Na faculdade conheci alguns conceitos e estudos realizados por caras realmente geniais como Zaffaroni e Alessandro Baratta, que me fizeram perceber mais uma coisa elementar: se o indivíduo já era considerado anti-social antes de sua prisão, de que forma excluí-lo da sociedade pode cumprir a função de ressocializar? É utópico pensar em ressocialização quando nunca houve a socialização. O objetivo – de quase impossível execução – deveria ser então o de transformar os perniciosos valores do condenado em valores proveitosos para a sociedade. Como? Isso eu ainda não descobri, mas tenho minhas visões fantásticas ainda sem possibilidade de aplicação prática. Ainda.

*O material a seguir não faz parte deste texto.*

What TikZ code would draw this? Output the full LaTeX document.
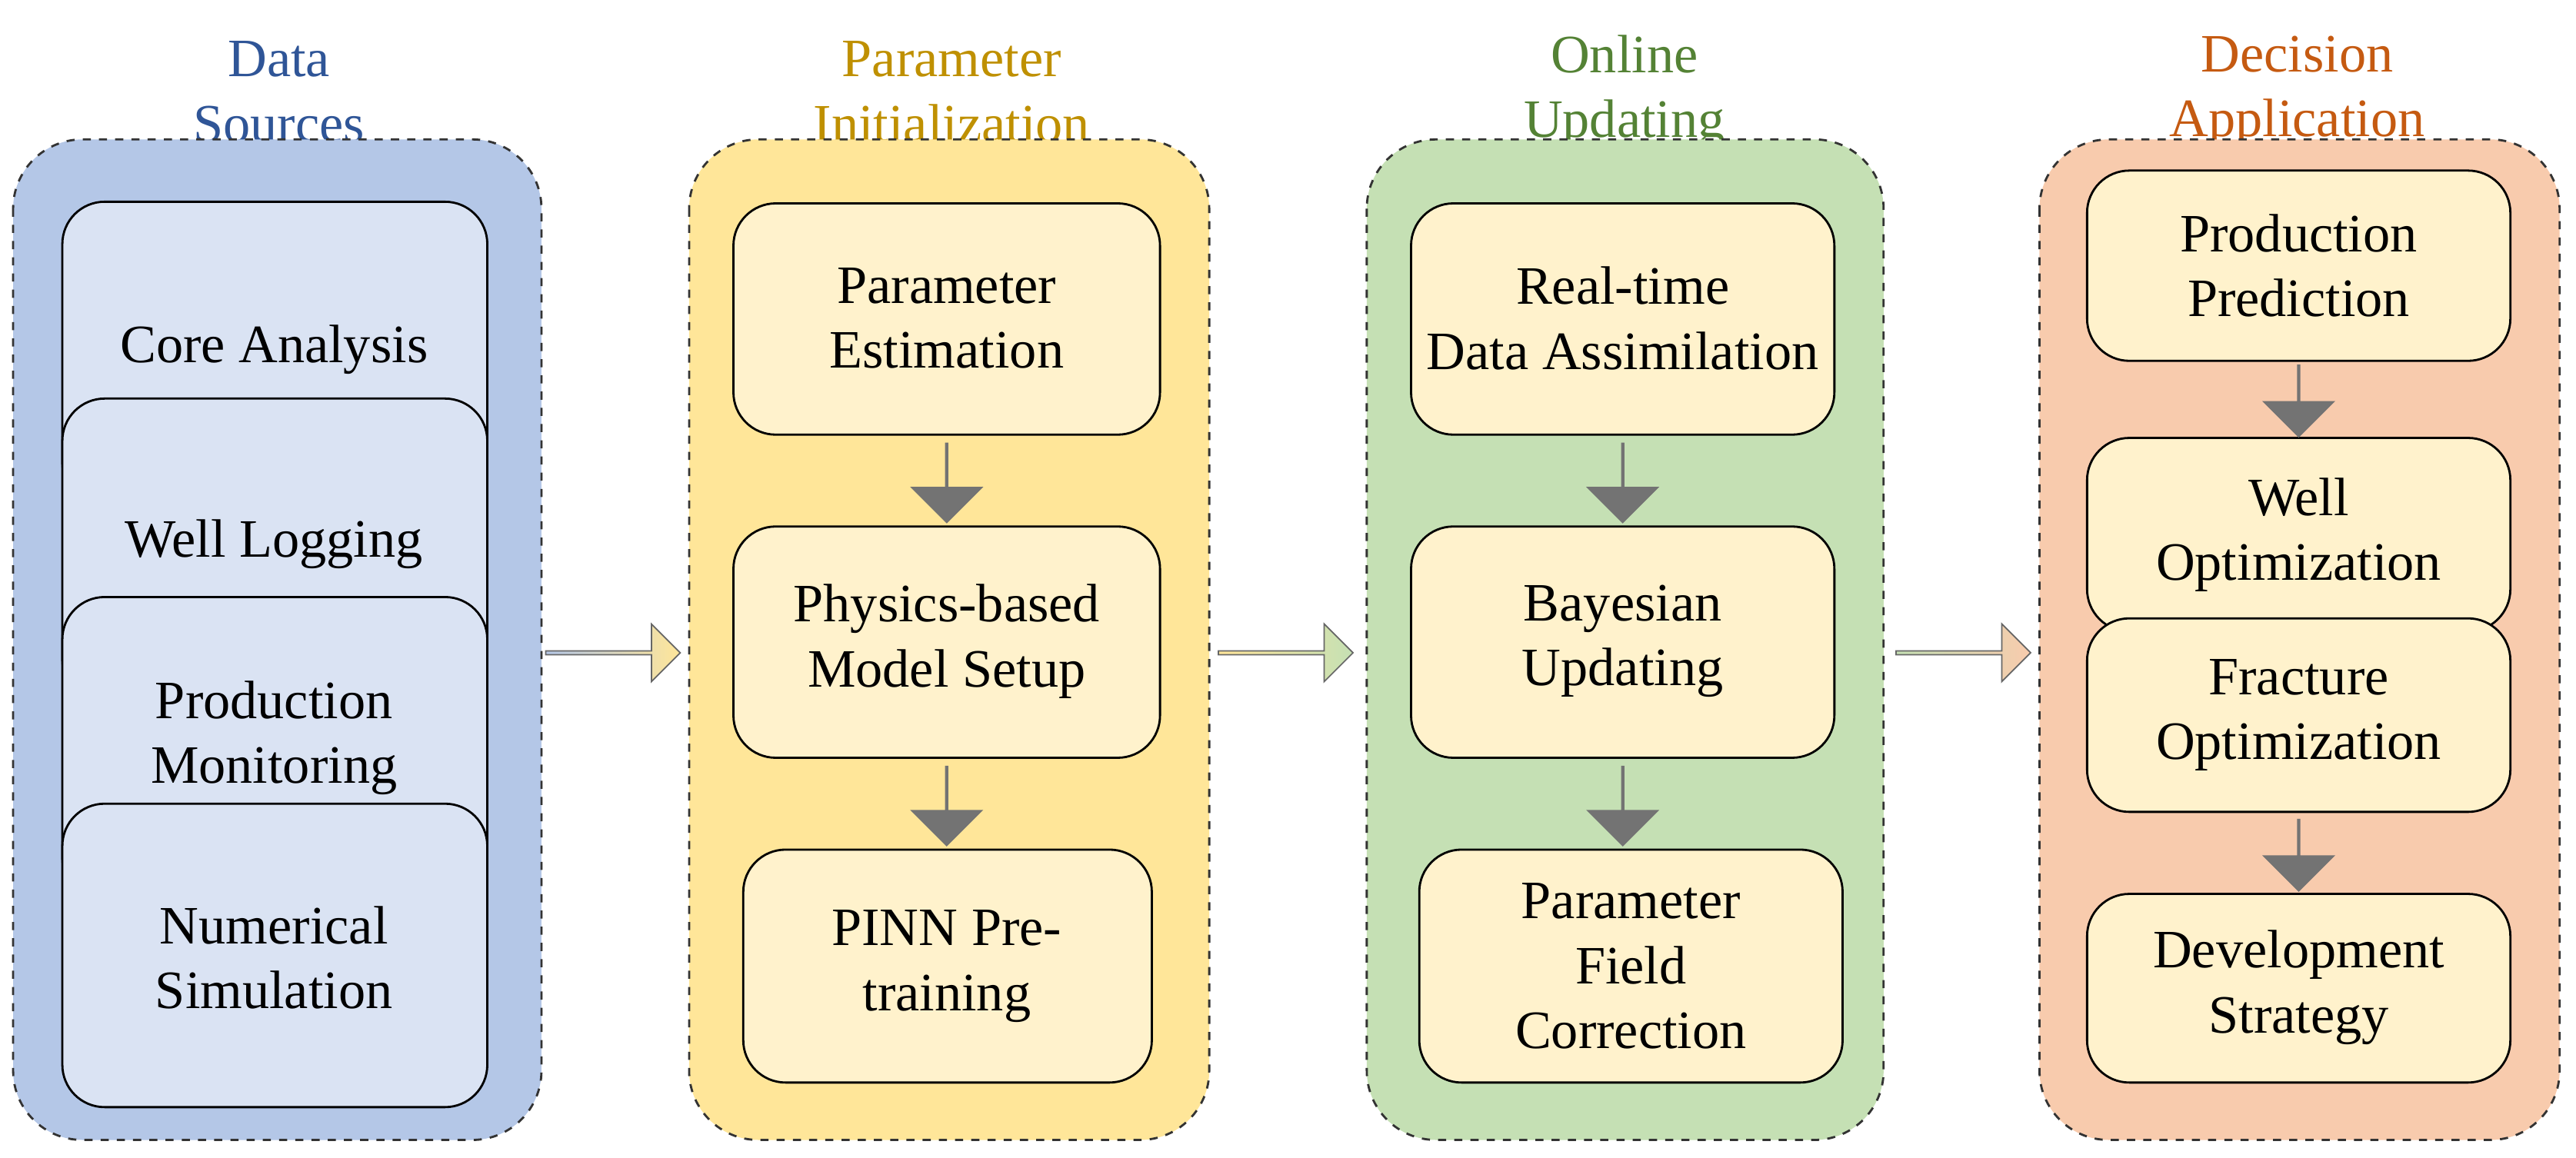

Considero o meu primeiro beijo o marco de passagem da infância para a próxima fase de minha vida, muito mais tortuosa. Foi ali que meus sonhos românticos adolesceram e eu me tornei ainda mais arrogante e intragável. Se a minha infância teve fim, portanto, aos onze anos de idade, me assusta perceber que nos 13 anos que se seguiram eu aprendi tão pouco, de modo que todo o conhecimento que adquiri serve apenas para reiterar as minhas crenças infantis. Ou eu era muito esperta naquela época ou sou muito estúpida agora. Ou os dois.